Traian Badulescu, consultant en tourisme, estime au contraire que la
Roumanie "doit maximiser ses recettes touristiques, y compris en mettant
en valeur son histoire". "Qu'on le veuille ou pas, Ceausescu a mis son
empreinte sur l'histoire de la Roumanie et il y a beaucoup de touristes
qui veulent suivre ses traces", dit-il. Le dictateur avait mis en place
un culte de la personnalité sans équivalent en Europe de l'Est: pour son
anniversaire, toutes les entreprises du pays et leurs salariés devaient
envoyer des lettres de félicitations remplies d'éloges.
A Scornicesti, ville poussiéreuse du sud, nombreux sont ceux
aujourd'hui qui arrêtent leur voiture devant la petite maison en torchis
où Ceausescu est né en 1918. Parfaitement conservée, avec son sol en
terre, sans électricité ni eau courante, la maison est parfois ouverte
au public par le neveu de Ceausescu, Emil Barbulescu, qui vit à côté.
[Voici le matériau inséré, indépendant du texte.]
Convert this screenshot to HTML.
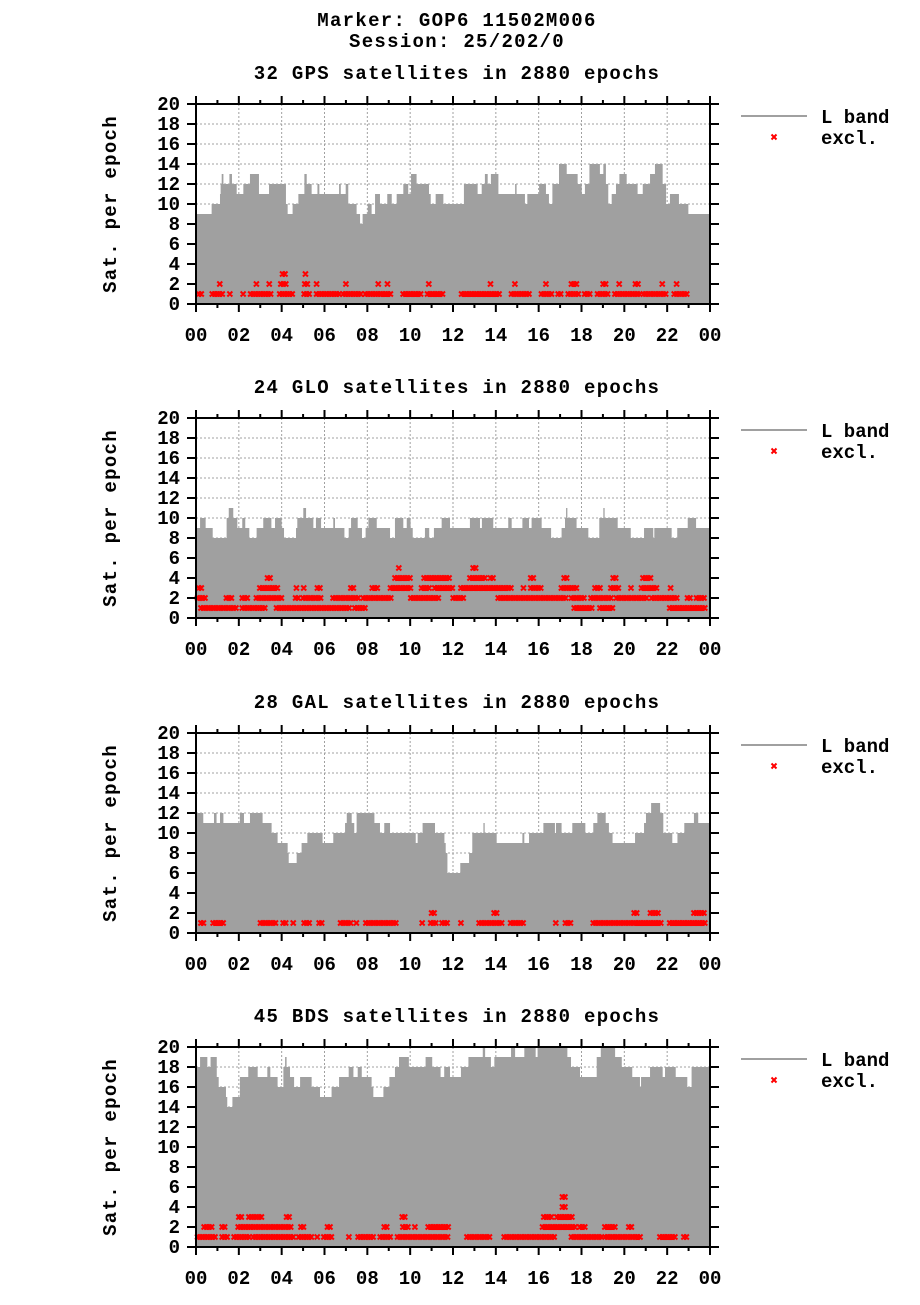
<!DOCTYPE html>
<html><head><meta charset="utf-8"><style>
html,body{margin:0;padding:0;background:#fff;}
svg text{font-family:"Liberation Mono",monospace;font-weight:bold;fill:#000;}
</style></head><body>
<svg id="chart" width="920" height="1300" viewBox="0 0 920 1300" xmlns="http://www.w3.org/2000/svg">
<text x="457" y="26" font-size="19" text-anchor="middle" letter-spacing="1.3">Marker: GOP6 11502M006</text>
<text x="457" y="47" font-size="19" text-anchor="middle" letter-spacing="1.3">Session: 25/202/0</text>
</svg>
<script>
// ---- data (hours / satellites) ----
const panelTitles = ["32 GPS satellites in 2880 epochs","24 GLO satellites in 2880 epochs","28 GAL satellites in 2880 epochs","45 BDS satellites in 2880 epochs"];
const yTicks = [0,2,4,6,8,10,12,14,16,18,20];
const xTicks = [0,2,4,6,8,10,12,14,16,18,20,22,24];
const xTickLabels = ["00","02","04","06","08","10","12","14","16","18","20","22","00"];

const gpsT = [0,0.73,1.12,1.15,1.2,1.28,1.56,1.68,1.9,2.21,2.52,2.94,3.41,4.2,4.28,4.51,4.78,5.06,5.17,5.4,5.67,5.76,6.68,6.76,6.99,7.11,7.5,7.66,7.78,8.02,8.2,8.36,8.59,8.93,9.14,9.37,9.68,9.91,10.04,10.3,10.88,10.96,11.19,11.55,12.51,13.15,13.34,13.49,13.62,13.77,14.12,14.9,14.97,15.36,15.47,16.02,16.34,16.48,16.64,16.95,17.31,17.82,18.01,18.16,18.37,18.86,19.02,19.14,19.25,19.41,19.61,19.77,20.11,20.62,20.86,21.2,21.43,21.79,21.95,22.13,22.55,22.99];
const gpsV = [9,10,11,12,13,12,13,12,11,12,13,11,12,10,9,10,11,13,12,11,12,11,12,11,12,10,9,8,9,10,9,11,10,11,10,11,12,11,13,12,11,10,11,10,12,11,12,13,12,13,11,12,11,10,11,12,11,10,12,14,13,12,11,12,14,13,14,12,10,11,12,13,12,11,12,13,14,12,10,11,10,9];
const gpsExStart = [0.06,0.69,1.51,2.13,2.48,3.84,4.98,5.56,6.8,7.84,9.6,10.74,12.33,14.66,16.06,16.84,17.31,18.08,18.68,19.49,20.81,22.26, 1.04,2.75,3.35,3.89,5.01,5.56,6.93,8.44,8.87,10.8,13.68,14.82,16.27,17.46,18.94,19.69,20.45,21.7,22.37, 3.97,5.04];
const gpsExEnd   = [0.37,1.35,1.74,2.33,3.56,4.67,5.45,6.8,7.81,9.21,10.57,11.63,14.27,15.72,16.73,17.18,18.01,18.52,19.33,20.81,22.05,23.03, 1.28,2.99,3.53,4.31,5.29,5.79,7.14,8.67,9.06,11.0,13.92,15.07,16.5,17.9,19.3,19.91,20.72,21.95,22.6, 4.27,5.24];
const gpsExLevel = [1,1,1,1,1,1,1,1,1,1,1,1,1,1,1,1,1,1,1,1,1,1, 2,2,2,2,2,2,2,2,2,2,2,2,2,2,2,2,2,2,2, 3,3];

const gloT = [0,0.19,0.45,0.78,1.43,1.53,1.74,1.93,2.16,2.3,2.49,2.83,3.14,3.52,3.69,4.0,4.11,4.67,4.73,5.01,5.14,5.48,5.6,5.84,6.41,6.49,6.93,7.13,7.24,7.55,7.75,7.92,8.05,8.44,9.06,9.29,9.68,9.84,10.02,10.12,10.69,10.89,11.11,11.47,11.86,12.79,13.26,13.35,13.88,14.58,14.74,15.24,15.55,15.67,16.14,16.58,17.07,17.23,17.28,17.34,17.77,18.32,18.83,19.02,19.08,19.69,20.3,20.92,21.35,21.4,22.21,22.47,22.96,23.35];
const gloV = [9,10,9,8,10,11,10,9,10,9,8,9,10,9,10,9,8,9,10,11,10,9,10,9,10,9,8,9,10,9,8,9,10,9,8,10,9,10,9,8,9,8,9,10,9,10,9,10,9,10,9,10,9,10,9,8,9,10,11,10,9,8,10,11,10,9,8,9,8,9,8,9,10,9];
const gloExStart = [0.16,2.09,3.69,7.35,17.59,18.79,22.05, 0,1.35,2.09,2.75,4.58,4.93,6.33,7.74,9.96,11.94,14.04,17.46,18.37,19.56,21.21,22.88,23.3, 0.06,2.91,4.62,4.96,5.6,7.16,8.16,9.01,10.46,11.08,12.3,15.22,15.56,16.99,18.56,19.3,20.24,20.73,22.09, 3.27,9.22,10.58,12.72,13.68,15.56,17.12,19.41,20.8, 9.4,12.87];
const gloExEnd   = [2.02,3.3,7.27,8.05,18.63,19.56,23.9, 0.53,1.82,2.55,4.16,4.86,5.91,7.66,9.21,11.39,12.56,17.34,18.21,19.56,21.12,22.6,23.19,23.9, 0.34,3.89,4.83,5.21,5.87,7.45,8.56,10.19,10.96,12.12,14.85,15.45,16.22,17.86,18.99,19.83,20.45,21.67,22.29, 3.58,10.15,11.94,13.62,13.96,15.9,17.43,19.72,21.32, 9.65,13.23];
const gloExLevel = [1,1,1,1,1,1,1, 2,2,2,2,2,2,2,2,2,2,2,2,2,2,2,2,2, 3,3,3,3,3,3,3,3,3,3,3,3,3,3,3,3,3,3,3, 4,4,4,4,4,4,4,4,4, 5,5];

const galT = [0,0.34,0.84,0.96,1.12,1.28,2.05,2.24,2.52,3.11,3.53,3.81,4.28,4.33,4.7,4.93,5.2,5.91,6.41,6.96,7.04,7.27,7.39,7.5,8.33,8.59,8.79,9.06,10.26,10.35,10.58,11.16,11.6,11.66,11.74,12.34,12.75,12.9,13.42,13.48,14.04,15.24,15.33,15.55,16.22,16.76,16.81,17.07,17.57,18.18,18.55,18.74,19.13,19.28,19.45,20.5,20.92,21.01,21.25,21.67,21.82,22.24,22.48,22.8,23.25,23.45];
const galV = [12,11,12,11,12,11,12,11,12,11,10,9,8,7,8,9,10,9,10,11,12,11,10,12,11,10,11,10,9,10,11,10,9,8,6,7,8,10,11,10,9,10,9,10,11,10,11,10,11,10,11,12,11,10,9,10,11,12,13,12,10,9,10,11,12,11];
const galExStart = [0.16,0.73,2.94,4.0,4.47,4.98,5.68,6.68,7.42,7.86,10.49,10.89,11.42,12.3,13.15,14.62,16.73,17.18,18.48,22.05, 10.93,13.85,20.39,21.15,23.18];
const galExEnd   = [0.42,1.35,3.89,4.36,4.7,5.45,5.95,7.32,7.66,9.49,10.74,11.27,11.81,12.53,14.43,15.41,16.95,17.62,21.82,23.9, 11.21,14.12,20.65,21.74,23.9];
const galExLevel = [1,1,1,1,1,1,1,1,1,1,1,1,1,1,1,1,1,1,1,1, 2,2,2,2,2];

const bdsT = [0,0.19,0.53,0.68,0.97,1.06,1.4,1.46,1.7,2.05,2.44,2.88,3.33,3.47,3.81,4.08,4.16,4.23,4.39,4.58,4.86,5.4,5.79,6.33,6.68,7.13,7.35,7.55,7.74,8.2,8.28,8.75,9.03,9.29,9.48,9.94,10.72,11.03,11.42,11.59,11.86,12.37,12.72,13.39,13.5,13.77,13.93,14.71,14.9,15.33,15.86,15.95,17.34,17.51,17.93,18.71,18.9,19.57,19.88,20.37,20.73,20.78,21.2,21.79,21.9,22.4,22.94,23.14];
const bdsV = [18,19,18,19,17,16,15,14,15,17,18,17,18,17,16,18,19,18,17,16,17,16,15,16,17,18,17,18,17,16,15,16,17,18,19,18,19,18,17,18,17,18,19,20,19,18,19,20,19,20,19,20,19,18,17,19,20,19,18,17,16,17,18,17,18,17,16,18];
const bdsExStart = [0,1.15,1.71,2.6,4.73,5.59,5.9,7.07,7.5,8.53,9.34,12.58,14.32,17.46,19.03,21.59,22.71, 0.31,1.15,1.9,4.83,6.07,8.72,9.59,10.15,10.77,16.11,17.85,19.02,20.14, 1.93,2.4,4.16,9.56,16.17,16.78, 17.04, 17.04];
const bdsExEnd   = [1.04,1.56,2.6,4.67,5.48,5.82,6.44,7.32,8.41,9.25,11.86,13.84,16.9,19.03,20.84,22.49,23.07, 0.86,1.51,4.54,5.14,6.37,9.03,9.99,10.4,11.91,17.85,18.31,19.69,20.47, 2.21,3.18,4.42,9.85,16.68,17.62, 17.35, 17.35];
const bdsExLevel = [1,1,1,1,1,1,1,1,1,1,1,1,1,1,1,1,1, 2,2,2,2,2,2,2,2,2,2,2,2,2, 3,3,3,3,3,3, 4, 5];

const panelT = [gpsT, gloT, galT, bdsT];
const panelV = [gpsV, gloV, galV, bdsV];
const panelExStart = [gpsExStart, gloExStart, galExStart, bdsExStart];
const panelExEnd = [gpsExEnd, gloExEnd, galExEnd, bdsExEnd];
const panelExLevel = [gpsExLevel, gloExLevel, galExLevel, bdsExLevel];
const panelKeys = ["gps","glo","gal","bds"];

// ---- drawing ----
const NS = "http://www.w3.org/2000/svg";
const svg = document.getElementById("chart");
const X0 = 196, X1 = 710, H = 200;
const tops = [104, 418, 733, 1047];
function mk(tag, attrs, parent) {
  const e = document.createElementNS(NS, tag);
  for (const k in attrs) e.setAttribute(k, attrs[k]);
  (parent || svg).appendChild(e);
  return e;
}
function xs(h) { return X0 + (X1 - X0) * h / 24; }

for (let p = 0; p < 4; p++) {
  const top = tops[p], bot = top + H;
  const ys = v => bot - v * H / 20;
  const g = mk("g", {});
  
  

  const title = mk("text", {x: 457, y: top - 25, "font-size": 19, "text-anchor": "middle", "letter-spacing": 1.3}, g);
  title.textContent = panelTitles[p];
  
  

  // grid
  const grid = mk("g", {stroke: "#a0a0a0", "stroke-width": 1, "stroke-dasharray": "2,2"}, g);
  
  
  for (let i = 1; i < xTicks.length - 1; i++) mk("line", {x1: xs(xTicks[i]), x2: xs(xTicks[i]), y1: top, y2: bot}, grid);
  for (let i = 1; i < yTicks.length - 1; i++) mk("line", {x1: X0, x2: X1, y1: ys(yTicks[i]), y2: ys(yTicks[i])}, grid);

  // area
  const T = panelT[p], V = panelV[p];
  let d = "M" + xs(0) + "," + bot;
  for (let i = 0; i < T.length; i++) {
    const xa = xs(T[i]), xb = xs(i + 1 < T.length ? T[i + 1] : 24);
    d += " L" + xa + "," + ys(V[i]) + " L" + xb + "," + ys(V[i]);
  }
  d += " L" + xs(24) + "," + bot + " Z";
  const area = mk("path", {d: d, fill: "#a0a0a0"}, g);
  
  

  // excluded markers
  const S = panelExStart[p], E = panelExEnd[p], L = panelExLevel[p];
  let md = "";
  for (let i = 0; i < S.length; i++) {
    const a = xs(Math.min(24, S[i] + 0.07)), b = xs(Math.min(24, E[i]) - 0.07);
    const y = ys(L[i]);
    for (let x = a; x <= Math.max(a, b) + 0.01; x += 2.5) {
      md += "M" + (x - 2.5) + "," + (y - 2.5) + "l5,5M" + (x - 2.5) + "," + (y + 2.5) + "l5,-5";
    }
  }
  const marks = mk("path", {d: md, stroke: "#ff0000", "stroke-width": 2, fill: "none"}, g);
  
  

  // axes frame and ticks
  const ax = mk("g", {stroke: "#000", "stroke-width": 2, fill: "none"}, g);
  
  
  mk("rect", {x: X0, y: top, width: X1 - X0, height: H}, ax);
  for (let h = 0; h <= 24; h++) {
    const len = h % 2 === 0 ? 8 : 4;
    mk("line", {x1: xs(h), x2: xs(h), y1: top, y2: top - len}, ax);
    mk("line", {x1: xs(h), x2: xs(h), y1: bot, y2: bot + len}, ax);
  }
  for (let i = 0; i < yTicks.length; i++) {
    mk("line", {x1: X0, x2: X0 - 9, y1: ys(yTicks[i]), y2: ys(yTicks[i])}, ax);
    mk("line", {x1: X1, x2: X1 + 9, y1: ys(yTicks[i]), y2: ys(yTicks[i])}, ax);
  }
  // tick labels
  for (let i = 0; i < yTicks.length; i++) {
    const t = mk("text", {x: 180, y: ys(yTicks[i]) + 6, "font-size": 19, "text-anchor": "end"}, g);
    t.textContent = String(yTicks[i]);
    
    
  }
  for (let i = 0; i < xTicks.length; i++) {
    const t = mk("text", {x: xs(xTicks[i]), y: bot + 37, "font-size": 19, "text-anchor": "middle"}, g);
    t.textContent = xTickLabels[i];
    
    
  }
  const yl = mk("text", {x: 0, y: 0, "font-size": 19, "text-anchor": "middle", "letter-spacing": 1.3, transform: "translate(116," + (top + H / 2) + ") rotate(-90)"}, g);
  yl.textContent = "Sat. per epoch";
  
  

  // legend
  const lg = mk("g", {}, g);
  
  
  const ll = mk("line", {x1: 741, x2: 807, y1: top + 12, y2: top + 12, stroke: "#a0a0a0", "stroke-width": 2}, lg);
  
  
  const lt = mk("text", {x: 821, y: top + 19, "font-size": 19}, lg);
  lt.textContent = "L band";
  
  
  const lm = mk("path", {d: "M771.5," + (top + 30.5) + "l5,5M771.5," + (top + 35.5) + "l5,-5", stroke: "#ff0000", "stroke-width": 2}, lg);
  
  
  const et = mk("text", {x: 821, y: top + 40, "font-size": 19}, lg);
  et.textContent = "excl.";
  
  
}
</script>
</body></html>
Se
félicitant de l'intérêt des touristes pour cette demeure modeste devant
laquelle un buste de Ceausescu a été installé en 2010, M. Barbulescu,
ex-redouté chef de la milice communiste de la région, reste nostalgique
du "bon vieux temps". Selon lui, "des pas ont été faits pour rétablir la
vérité" sur son oncle. "L'Histoire le remettra à la place qu'il
mérite", assure M. Barbulescu à l'AFP.
Heureuses de trouver la porte ouverte, deux élégantes quinquagénaires
bucarestoises affirment être venues "par respect et pour se sentir plus
proches" du "Conducator". Venu lui aussi visiter la maison natale de
Ceausescu, Ioan Donga, haut fonctionnaire public sous le communisme,
indique lui, comme la plupart des Roumains, n'éprouver "aucun regret"
pour le dictateur. "Il y avait trop de restrictions", dit-il, même si sa
propre famille "ne manquait de rien" à l'époque. Mais l'exécution de
Ceausescu reste une plaie ouverte: "Il méritait bien d'être fusillé,
mais ce n'est pas comme ça qu'il fallait procéder", dit-il.